DATA SEGMENT:
+ + + +

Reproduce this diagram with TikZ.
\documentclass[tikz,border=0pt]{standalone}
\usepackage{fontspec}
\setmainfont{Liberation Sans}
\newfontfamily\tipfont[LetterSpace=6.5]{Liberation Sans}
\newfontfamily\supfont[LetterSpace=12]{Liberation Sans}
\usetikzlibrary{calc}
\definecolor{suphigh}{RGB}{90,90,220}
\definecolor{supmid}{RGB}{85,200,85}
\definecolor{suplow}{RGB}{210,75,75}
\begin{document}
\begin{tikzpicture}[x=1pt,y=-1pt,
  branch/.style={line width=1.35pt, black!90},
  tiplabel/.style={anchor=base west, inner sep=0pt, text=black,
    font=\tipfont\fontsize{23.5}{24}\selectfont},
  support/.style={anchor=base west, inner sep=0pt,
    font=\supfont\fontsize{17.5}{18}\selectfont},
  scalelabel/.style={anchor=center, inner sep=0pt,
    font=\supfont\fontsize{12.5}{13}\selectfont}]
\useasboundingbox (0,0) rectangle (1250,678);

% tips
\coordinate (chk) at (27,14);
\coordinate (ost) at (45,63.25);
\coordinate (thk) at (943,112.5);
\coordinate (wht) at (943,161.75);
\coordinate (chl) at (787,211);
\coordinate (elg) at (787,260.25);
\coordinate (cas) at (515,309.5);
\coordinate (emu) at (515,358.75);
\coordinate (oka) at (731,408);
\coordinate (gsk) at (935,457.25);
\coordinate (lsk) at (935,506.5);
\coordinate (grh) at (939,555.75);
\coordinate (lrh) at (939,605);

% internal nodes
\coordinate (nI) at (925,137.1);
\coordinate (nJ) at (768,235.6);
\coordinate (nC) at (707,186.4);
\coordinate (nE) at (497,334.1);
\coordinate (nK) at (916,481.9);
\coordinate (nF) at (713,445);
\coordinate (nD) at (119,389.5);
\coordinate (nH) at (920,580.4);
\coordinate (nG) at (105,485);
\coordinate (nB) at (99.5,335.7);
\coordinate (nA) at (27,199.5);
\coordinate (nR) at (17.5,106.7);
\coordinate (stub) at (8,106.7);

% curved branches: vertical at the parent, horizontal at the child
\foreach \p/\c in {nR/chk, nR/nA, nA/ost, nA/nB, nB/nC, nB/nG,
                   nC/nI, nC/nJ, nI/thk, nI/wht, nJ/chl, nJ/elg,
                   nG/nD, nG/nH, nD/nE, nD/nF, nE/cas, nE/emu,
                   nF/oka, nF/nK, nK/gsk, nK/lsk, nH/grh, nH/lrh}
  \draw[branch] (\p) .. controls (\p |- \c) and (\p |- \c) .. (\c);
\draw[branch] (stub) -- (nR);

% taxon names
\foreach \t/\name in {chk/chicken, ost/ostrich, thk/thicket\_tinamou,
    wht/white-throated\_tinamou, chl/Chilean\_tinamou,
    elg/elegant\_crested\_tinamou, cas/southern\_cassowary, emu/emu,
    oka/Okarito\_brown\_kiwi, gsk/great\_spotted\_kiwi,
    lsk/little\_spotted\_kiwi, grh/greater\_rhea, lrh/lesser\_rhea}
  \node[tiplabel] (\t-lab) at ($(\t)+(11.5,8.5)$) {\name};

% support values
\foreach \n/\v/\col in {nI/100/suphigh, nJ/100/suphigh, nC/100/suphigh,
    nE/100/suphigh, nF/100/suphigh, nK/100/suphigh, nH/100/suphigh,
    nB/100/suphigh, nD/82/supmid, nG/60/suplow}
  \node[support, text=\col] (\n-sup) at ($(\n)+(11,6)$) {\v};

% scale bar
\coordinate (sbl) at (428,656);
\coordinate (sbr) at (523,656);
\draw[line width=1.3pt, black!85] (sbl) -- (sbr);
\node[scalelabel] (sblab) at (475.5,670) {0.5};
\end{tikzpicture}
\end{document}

+ + + +

Your output must be the lines of the material above, from the first through the line that contains "(stub) at (8,106.7);", copied exactly. Include both endpoints and nothing else.

FINAL RESULT:
Reproduce this diagram with TikZ.
\documentclass[tikz,border=0pt]{standalone}
\usepackage{fontspec}
\setmainfont{Liberation Sans}
\newfontfamily\tipfont[LetterSpace=6.5]{Liberation Sans}
\newfontfamily\supfont[LetterSpace=12]{Liberation Sans}
\usetikzlibrary{calc}
\definecolor{suphigh}{RGB}{90,90,220}
\definecolor{supmid}{RGB}{85,200,85}
\definecolor{suplow}{RGB}{210,75,75}
\begin{document}
\begin{tikzpicture}[x=1pt,y=-1pt,
  branch/.style={line width=1.35pt, black!90},
  tiplabel/.style={anchor=base west, inner sep=0pt, text=black,
    font=\tipfont\fontsize{23.5}{24}\selectfont},
  support/.style={anchor=base west, inner sep=0pt,
    font=\supfont\fontsize{17.5}{18}\selectfont},
  scalelabel/.style={anchor=center, inner sep=0pt,
    font=\supfont\fontsize{12.5}{13}\selectfont}]
\useasboundingbox (0,0) rectangle (1250,678);

% tips
\coordinate (chk) at (27,14);
\coordinate (ost) at (45,63.25);
\coordinate (thk) at (943,112.5);
\coordinate (wht) at (943,161.75);
\coordinate (chl) at (787,211);
\coordinate (elg) at (787,260.25);
\coordinate (cas) at (515,309.5);
\coordinate (emu) at (515,358.75);
\coordinate (oka) at (731,408);
\coordinate (gsk) at (935,457.25);
\coordinate (lsk) at (935,506.5);
\coordinate (grh) at (939,555.75);
\coordinate (lrh) at (939,605);

% internal nodes
\coordinate (nI) at (925,137.1);
\coordinate (nJ) at (768,235.6);
\coordinate (nC) at (707,186.4);
\coordinate (nE) at (497,334.1);
\coordinate (nK) at (916,481.9);
\coordinate (nF) at (713,445);
\coordinate (nD) at (119,389.5);
\coordinate (nH) at (920,580.4);
\coordinate (nG) at (105,485);
\coordinate (nB) at (99.5,335.7);
\coordinate (nA) at (27,199.5);
\coordinate (nR) at (17.5,106.7);
\coordinate (stub) at (8,106.7);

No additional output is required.